Dans le collectif, le tertiaire et même au niveau de l’habitat individuel, la qualité des eaux est en effet un facteur clé de réduction de la consommation énergétique des bâtiments : le calcaire, la corrosion et les boues, générés par l’inadaptation ou l’absence de traitement d’eau, constituent des risques de surconsommation énergétique des circuits climatiques. Ainsi, un seul millimètre de calcaire induit une surconsommation énergétique des équipements de l’ordre de 8 %.
Assurer le bon fonctionnement des installations existantes par une eau de qualité permet donc de réduire la facture énergétique globale des bâtiments, quelle que soit l’énergie utilisée : fioul, gaz ou pompe à chaleur par exemple. Et ce, dans tous les types de bâtiments : bureaux, copropriétés ou maisons individuelles. Là aussi, les CEE reconnaissent le lien entre qualité d’eau et économie d’énergie, avec la possibilité de bénéficier d’aides pour le « désembouage d’un réseau hydraulique individuel de chauffage », en collectif comme en individuel.
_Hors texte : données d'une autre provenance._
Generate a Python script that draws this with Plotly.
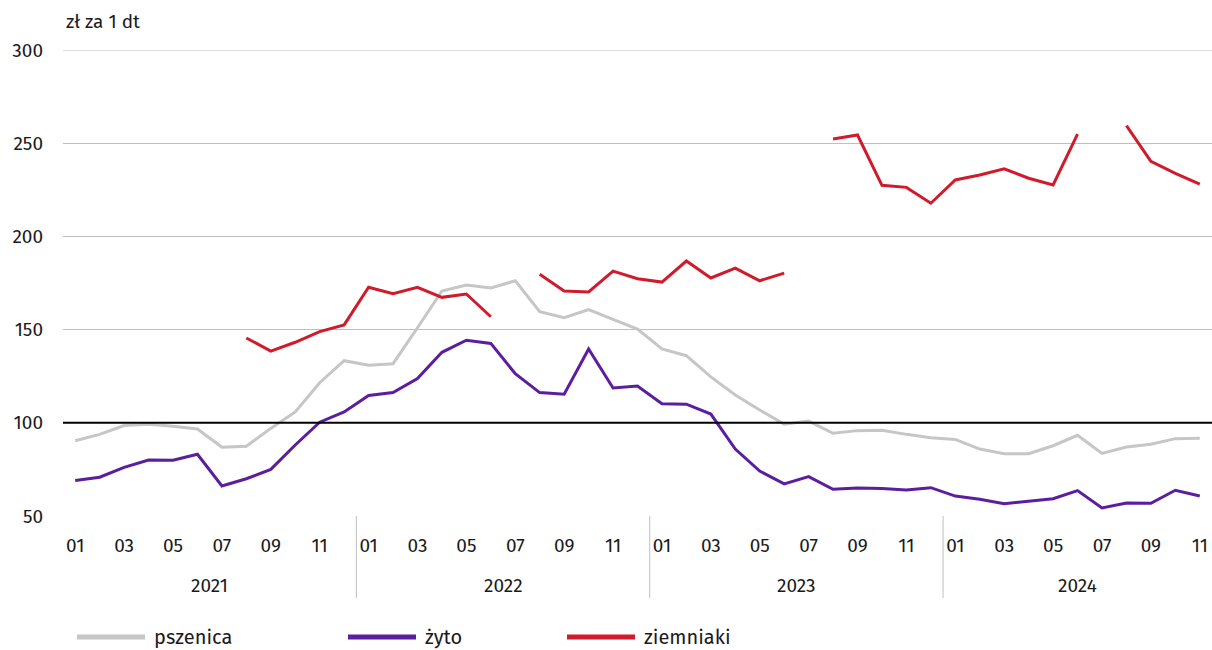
import plotly.graph_objects as go

years = [2021, 2022, 2023, 2024]
months = [f"{y}-{m:02d}" for y in years for m in range(1, 13)][:47]

pszenica = [90.4, 93.8, 98.5, 99.2, 98.1, 96.7, 86.9, 87.4, 97.0, 105.8, 121.5, 133.3,
            130.9, 131.7, 151.0, 170.7, 173.9, 172.3, 176.2, 159.6, 156.4, 160.7, 155.5, 150.3,
            139.6, 136.0, 124.6, 114.9, 106.9, 99.2, 100.9, 94.4, 95.8, 96.0, 93.8, 92.0,
            91.1, 85.9, 83.4, 83.4, 87.7, 93.3, 83.6, 87.0, 88.5, 91.5, 91.7]
zyto = [69.0, 70.8, 76.1, 80.0, 79.9, 83.1, 66.1, 70.0, 75.0, 88.1, 100.3, 105.8,
        114.7, 116.2, 123.7, 137.8, 144.3, 142.6, 126.3, 116.2, 115.3, 139.6, 118.7, 119.7,
        110.2, 110.0, 104.7, 85.9, 74.1, 67.2, 71.1, 64.3, 65.0, 64.8, 63.9, 65.2,
        60.7, 59.0, 56.6, 57.9, 59.3, 63.6, 54.3, 57.0, 56.8, 63.8, 60.7]
ziemniaki = [None, None, None, None, None, None, None, 145.5, 138.5, 143.2, 148.9, 152.5,
             172.7, 169.3, 172.7, 167.3, 169.1, 156.9, None, 179.7, 170.7, 170.2, 181.4, 177.3,
             175.5, 186.8, 177.7, 183.0, 176.2, 180.3, None, 252.3, 254.4, 227.4, 226.3, 217.8,
             230.3, 232.9, 236.2, 231.2, 227.6, 254.9, None, 259.4, 240.3, 233.8, 228.1]

series_names = ["pszenica", "żyto", "ziemniaki"]
colors = ["#c6c6c6", "#5a1e9f", "#cf1b2b"]
tick_months = [m for m in months if int(m[-2:]) % 2 == 1]
tick_text = [m[-2:] for m in tick_months]
y_ticks = [50, 100, 150, 200, 250, 300]

FONT = "Fira Sans, Noto Sans, sans-serif"
TXT = "#1a1a1a"

# page geometry (body margin removed below)
W, H = 1212, 650
PL, PT, PB, PR = 63, 50, 516, 1212
PW, PH = PR - PL, PB - PT


def px(x):
    return (x - PL) / PW


def py(y):
    return (PB - y) / PH


fig = go.Figure()
for name, vals, col in zip(series_names, [pszenica, zyto, ziemniaki], colors):
    fig.add_trace(go.Scatter(x=months, y=vals, mode="lines", name=name,
                             line=dict(color=col, width=3), connectgaps=False,
                             showlegend=False))

# top gridline (plotly hides the one on the range edge)
fig.add_shape(type="line", xref="paper", yref="y", x0=0, x1=1, y0=300, y1=300,
              line=dict(color="#bfbfbf", width=1), layer="below")
# reference line at 100
fig.add_shape(type="line", xref="paper", yref="y", x0=0, x1=1, y0=100, y1=100,
              line=dict(color="black", width=2), layer="above")

# year separators and labels
for i, y in enumerate(years):
    first = months.index(f"{y}-01")
    if i > 0:
        fig.add_shape(type="line", xref="x", yref="paper", x0=first - 0.5, x1=first - 0.5,
                      y0=0, y1=py(598), line=dict(color="#bfbfbf", width=1))
    if i == len(years) - 1:
        mid = (first - 0.5 + len(months) - 0.5) / 2
    else:
        mid = first + 5.5
    fig.add_annotation(x=mid, y=py(585), xref="x", yref="paper", text=str(y),
                       showarrow=False, font=dict(size=19, color=TXT), yanchor="middle")

# manual legend
leg_x = [77, 348, 567]
for name, col, lx in zip(series_names, colors, leg_x):
    fig.add_shape(type="line", xref="paper", yref="paper",
                  x0=px(lx), x1=px(lx + 68), y0=py(637), y1=py(637),
                  line=dict(color=col, width=5))
    fig.add_annotation(x=px(lx + 75), y=py(637), xref="paper", yref="paper",
                       text=name, showarrow=False, xanchor="left", yanchor="middle",
                       font=dict(size=20, color=TXT))

fig.add_annotation(x=px(64), y=py(22), xref="paper", yref="paper", text="zł za 1 dt",
                   showarrow=False, xanchor="left", yanchor="middle",
                   font=dict(size=19, color=TXT))

fig.update_layout(
    width=W, height=H,
    margin=dict(l=PL, r=W - PR, t=PT, b=H - PB),
    plot_bgcolor="white", paper_bgcolor="white",
    font=dict(family=FONT, size=19, color=TXT),
    hovermode=False,
    xaxis=dict(type="category", range=[-0.5, len(months) - 0.5],
               tickmode="array", tickvals=tick_months, ticktext=tick_text,
               showgrid=False, zeroline=False, showline=False, ticks="",
               ticklabelstandoff=16, tickfont=dict(size=19)),
    yaxis=dict(range=[50, 300], tickvals=y_ticks, showgrid=True,
               gridcolor="#bfbfbf", gridwidth=1, zeroline=False, showline=False,
               ticks="", ticklabelstandoff=19, tickfont=dict(size=19)),
)

fig.write_html("out.html",
               config={"displayModeBar": False, "staticPlot": True},
               post_script="document.body.style.margin='0';"
                           "document.body.style.overflow='hidden';")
Enfin, et grâce au déploiement de capteurs et autres systèmes digitaux, il est même désormais possible de mesurer précisément les quantités et qualités d’eau d’une installation, afin d’évaluer les économies d’énergie potentielles ou réalisées. Il est donc temps d’intégrer la gestion de l’eau à la stratégie de réduction de l’empreinte énergétique des entreprises, des collectivités et de tous les citoyens. Et ce d’autant que les solutions existent, sont généralement simples à déployer, et induisent des impacts positifs à effet immédiat.